3. That the assessee has made cash deposit of Rs. 27,13,500/- relating to sale of books. Therefore, in absence of books of accounts, net profit can be assessed @ 8% u/s. 44AD of Income Tax Act, 1961.
4. That the investment in name of Mansukh Securities relating to cash deposit was related to various clients for whom he was acting as sub broker and as the client suffered loss hence no profit was arrived from the sale.
5. That the assessee has right to add, modify or delete any ground during the appeal proceedings.
Facts narrated by the revenue authorities are not disputed by both the parties, hence, the same are not repeated here for the sake of brevity.
During the hearing, Ld. A.R. of the assessee, has stated that AO has passed the exparte order dated 28.11.2017 u/s. 144/148 of the Income Tax Act, despite the fact that that notice issued by AO under section 148 was having incomplete address therefore service of notice u/s. 148 was not possible. He further submitted that copy of certified copy of reasons and notice u/s. 148 provided by AO is also supported the contention of the assessee therefore without service of notice u/s. 148 and assessment made u/s. 144/148 of is bad in law. He further submitted that the order u/s. 144/148 is made on complete address of the assessee therefore the AO is having correct address of the assessee. Even then he has not made proper service of notice u/s. 148.
On the contrary, Ld. DR relied upon the orders of the authorities below.

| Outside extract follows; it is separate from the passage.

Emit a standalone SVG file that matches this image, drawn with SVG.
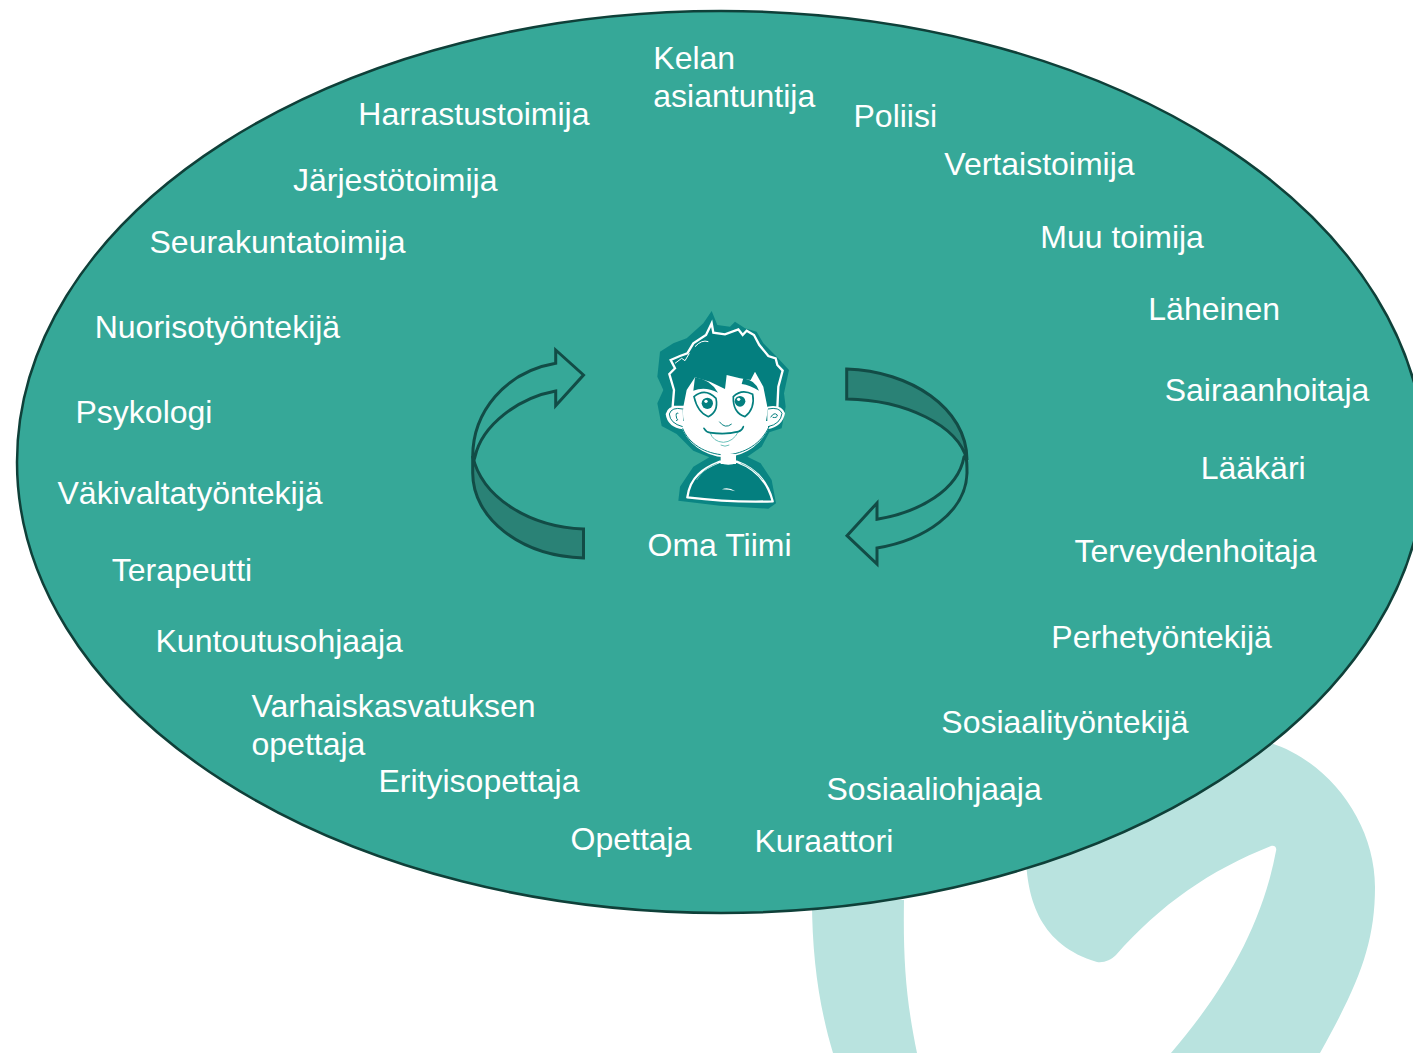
<svg xmlns="http://www.w3.org/2000/svg" width="1413" height="1053" viewBox="0 0 1413 1053">
<style>
text{font-family:"Liberation Sans",Arial,sans-serif;font-size:32px;fill:#fff}
.r{fill:#2a8276;stroke:#124c46;stroke-width:3;stroke-linejoin:miter}
.a{fill:#36a898;stroke:#124c46;stroke-width:3;stroke-linejoin:miter}
.h{fill:#047f7f}
.w{fill:#fff}
</style>
<rect width="1413" height="1053" fill="#fff"/>
<path id="bg-shape" fill="#b9e3df" d="M812 900C812 960 820 1010 833 1053L917 1053C906 1000 903 960 904 900ZM1026 860C1028 900 1040 945 1097 962C1104 963 1111 960 1116 955C1160 905 1210 870 1271 846C1275 845 1277 848 1276 851C1262 925 1225 990 1171 1053L1320 1053C1358 985 1375 945 1375 887C1375 820 1325 755 1260 740Z"/>
<ellipse id="team-ellipse" cx="721" cy="462" rx="704" ry="451" fill="#36a898" stroke="#0f4039" stroke-width="2.500"/>
<g id="connectors">
<g id="arrow-left">
<path class="r" d="M472.7 456C482 498 530 527 583.500 529V558C520 556 472.7 518 472.700 473Z"/>
<path class="a" d="M583.500 375L555.7 350V363.3C505 372 472.7 412 472.7 456.7C474 461 474 461 475 456.7C482 425 518 398 555.7 391V405.700Z"/>
</g>
<g id="arrow-right">
<path class="r" d="M846.7 369C910 371 967 408 967 460C958 425 905 400 846.7 399Z"/>
<path class="a" d="M847 535.700L877 503V519.3C920 512 958 490 964 457C965.500 455 967 455 967 473C966 512 925 540 877 548V564Z"/>
</g>
</g>
<g id="oma-tiimi">
<g id="boy" transform="translate(630 300) scale(.33333)">
<path fill="#0a8583" d="M245 33L262 75 300 80 315 65 345 85 380 95 400 130 440 170 477 210 462 280 467 320 455 385 418 397 395 440 352 470 392 490 425 540 438 610 415 626 270 617 145 602 150 560 190 500 238 472 190 452 140 402 95 378 82 310 100 270 82 230 90 155 130 130 170 115 220 70Z"/>
<path fill="#047f7f" stroke="#fff" stroke-width="7" stroke-linejoin="miter" stroke-miterlimit="6" d="M128 320L132 270 118 222 135 205 122 180 150 168 172 160 190 130 228 105 245 70 250 98 285 103 325 88 338 105 350 92 372 105 388 135 415 168 437 175 442 195 458 212 445 260 442 325Z"/>
<path fill="none" stroke="#fff" stroke-width="3" d="M135 190L155 175 165 182 178 160M195 140Q215 118 235 125"/>
<path class="w" d="M158 320Q115 312 107 342Q112 382 160 388ZM412 320Q455 312 465 340Q458 380 412 388Z"/>
<path fill="#fff" stroke="#fff" stroke-width="14" stroke-linejoin="round" d="M158 370C175 425 225 462 285 465C345 462 395 425 414 370Z"/>
<path class="w" d="M160 320C150 400 205 458 285 465C360 465 415 400 412 320L400 260 375 215 362 240 330 235 290 225 285 267 240 245 195 232 170 270Z"/>
<path fill="none" stroke="#047f7f" stroke-width="3" d="M158 385C175 430 225 462 285 465C345 462 395 430 418 378M158 327Q125 320 118 342Q120 370 158 380M414 327Q448 320 456 340Q452 372 414 380"/>
<path class="h" d="M195 232Q240 238 264 278Q225 258 190 272ZM340 235Q375 240 387 272Q360 255 335 252Z"/>
<path fill="#fff" stroke="#047f7f" stroke-width="5" d="M192 290Q225 262 258 295Q266 335 235 350Q203 338 192 290ZM310 290Q335 265 368 283Q376 325 345 350Q308 338 310 290Z"/>
<circle class="h" cx="232" cy="310" r="17"/><circle class="w" cx="228" cy="304" r="5"/>
<circle class="h" cx="330" cy="304" r="16"/><circle class="w" cx="326" cy="298" r="5"/>
<path fill="none" stroke="#047f7f" stroke-width="3" d="M268 365Q285 388 305 372"/>
<path fill="#fff" stroke="#6cc2bb" stroke-width="3" d="M240 398Q285 405 325 395Q310 425 280 427Q250 425 240 398Z"/>
<path fill="none" stroke="#047f7f" stroke-width="5" stroke-linecap="round" d="M222 385Q228 396 240 398Q285 405 325 395Q336 392 340 380"/>
<path fill="none" stroke="#6cc2bb" stroke-width="3" d="M272 435Q285 442 298 435"/>
<path fill="none" stroke="#047f7f" stroke-width="3" d="M145 340Q135 335 140 355Q148 360 138 362M422 352Q432 335 442 345Q442 355 428 352"/>
<path class="h" stroke="#fff" stroke-width="7" stroke-linejoin="round" d="M172 592C180 530 220 505 270 485Q295 497 320 485C375 505 412 540 428 604Q300 608 172 592Z"/>
<rect class="w" x="272" y="462" width="46" height="30"/>
<path fill="none" stroke="#6cc2bb" stroke-width="2.500" d="M200 540Q220 505 262 490M332 490Q372 505 398 540"/>
<path class="w" d="M276 568Q295 560 316 574Q298 568 276 568Z"/>
</g>
<text x="647.500" y="556">Oma Tiimi</text>
</g>
<g id="n-kelan"><text x="653.300" y="69">Kelan</text><text x="653.300" y="107">asiantuntija</text></g>
<g id="n-poliisi"><text x="853.500" y="127">Poliisi</text></g>
<g id="n-vertais"><text x="944.300" y="175">Vertaistoimija</text></g>
<g id="n-muu"><text x="1040.300" y="248">Muu toimija</text></g>
<g id="n-laheinen"><text x="1148.300" y="320">Läheinen</text></g>
<g id="n-sairaanhoitaja"><text x="1164.700" y="401">Sairaanhoitaja</text></g>
<g id="n-laakari"><text x="1200.700" y="479">Lääkäri</text></g>
<g id="n-terveydenhoitaja"><text x="1074.500" y="562">Terveydenhoitaja</text></g>
<g id="n-perhetyontekija"><text x="1051.300" y="648">Perhetyöntekijä</text></g>
<g id="n-sosiaalityontekija"><text x="941.300" y="733">Sosiaalityöntekijä</text></g>
<g id="n-sosiaaliohjaaja"><text x="826.500" y="800">Sosiaaliohjaaja</text></g>
<g id="n-kuraattori"><text x="754.500" y="852">Kuraattori</text></g>
<g id="n-opettaja"><text x="570.500" y="850">Opettaja</text></g>
<g id="n-erityisopettaja"><text x="378.500" y="792">Erityisopettaja</text></g>
<g id="n-varhaiskasvatus"><text x="251.500" y="717">Varhaiskasvatuksen</text><text x="251.500" y="755">opettaja</text></g>
<g id="n-kuntoutusohjaaja"><text x="155.500" y="652">Kuntoutusohjaaja</text></g>
<g id="n-terapeutti"><text x="111.700" y="581">Terapeutti</text></g>
<g id="n-vakivalta"><text x="57.500" y="504">Väkivaltatyöntekijä</text></g>
<g id="n-psykologi"><text x="75.500" y="423">Psykologi</text></g>
<g id="n-nuoriso"><text x="94.700" y="338">Nuorisotyöntekijä</text></g>
<g id="n-seurakunta"><text x="149.500" y="253">Seurakuntatoimija</text></g>
<g id="n-jarjesto"><text x="293" y="191">Järjestötoimija</text></g>
<g id="n-harrastus"><text x="358.300" y="125">Harrastustoimija</text></g>
</svg>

I have heard both the parties and perused the records. I have also gone through the order passed by the revenue authorities as well as the contention raised by the assessee in the grounds of appeal
. I find force in the arguments of the Ld. Counsel of the assessee that AO has completed the assessment u/s. 144/148 of the Income Tax Act, despite the fact that notice issued by AO under section 148 was having incomplete address therefore service of notice u/s. 148 was not possible. I further find that the copy of certified copy of reasons and notice u/s. 148 provided by AO is also supported the contention of the assessee therefore without service of notice u/s. 148 and assessment made u/s. 144/148 is not tenable. Therefore, in the interest of justice, the issues in dispute are set aside to the file of the AO to decide the afresh under the law, after giving adequate opportunity of being heard to the assessee. The assessee is also directed to file all the necessary documents to substantiate his case and fully cooperate with the AO in the proceedings and did not take any unnecessary adjournment.